Designing the assessment task
Teachers should develop an assessment task that allows the student to:
· create a text or texts appropriate to a chosen form, audience, purpose and context
· demonstrate an understanding of the ideas and/or arguments relevant to the chosen Context and presented in the selected text/s; and draw on these in the creation of own text/s
· review and edit written work for expressiveness, fluency and coherence
· discuss and analyse in writing, using appropriate metalanguage, choices made in regard to form, purpose, language, audience and context in the creation of own text/s
· have the opportunity to demonstrate the highest level of performance.
This leads me to believe that I can do this as long as I give students the same type of experience that they would normally undertake when sitting a SAC a more traditional way. This means that as long as they sign authentication records they could do some of their written pieces on a blog or wiki. I’d really like to try this and I think I’ll actually contact VCAA to triple check.

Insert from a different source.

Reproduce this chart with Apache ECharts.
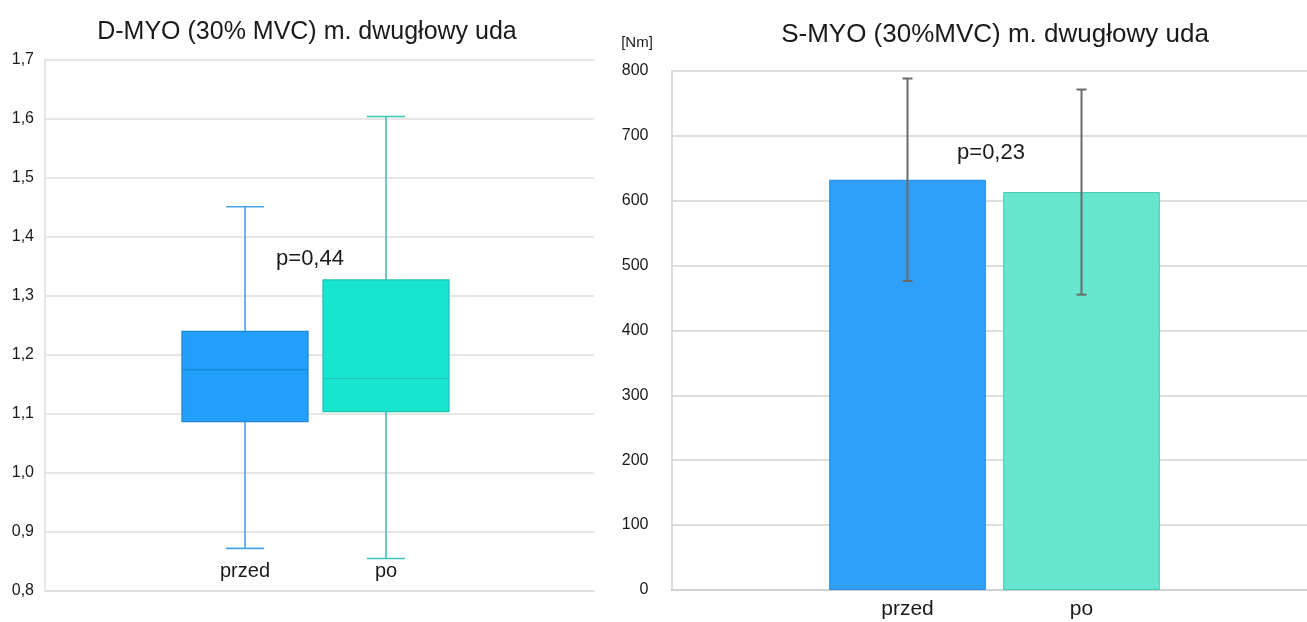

I was thinking last night about how to approach the Context work coming up within the VCE study for my year 12s. I have two classes and lots of creative and clever students who would benefit from being encouraged to express themselves in a variety of ways, not just in 100 minutes of class time on paper. I would really love to encourage them to create multimedia texts to fit with the Context ‘Encountering Conflict’. We’re using the text ‘The Secret River’ by Kate Grenville as a prompt for the Context. Students need to respond to the issues as examined in the text. I wonder how much longer the VCE is going to stay in the format that it is using currently when we’re moving in different directions with middle years students?
I am sure that a blog or wiki would be a powerful way of creating texts with more depth of meaning than a written text alone. It would also allow students to carefully consider the concepts of audience and genre in a more detailed way, which is a core requirement. I’m not sure that VCAA have any rules about doing this via multimedia at the moment one way or the other, maybe it is something that I should explore in more detail.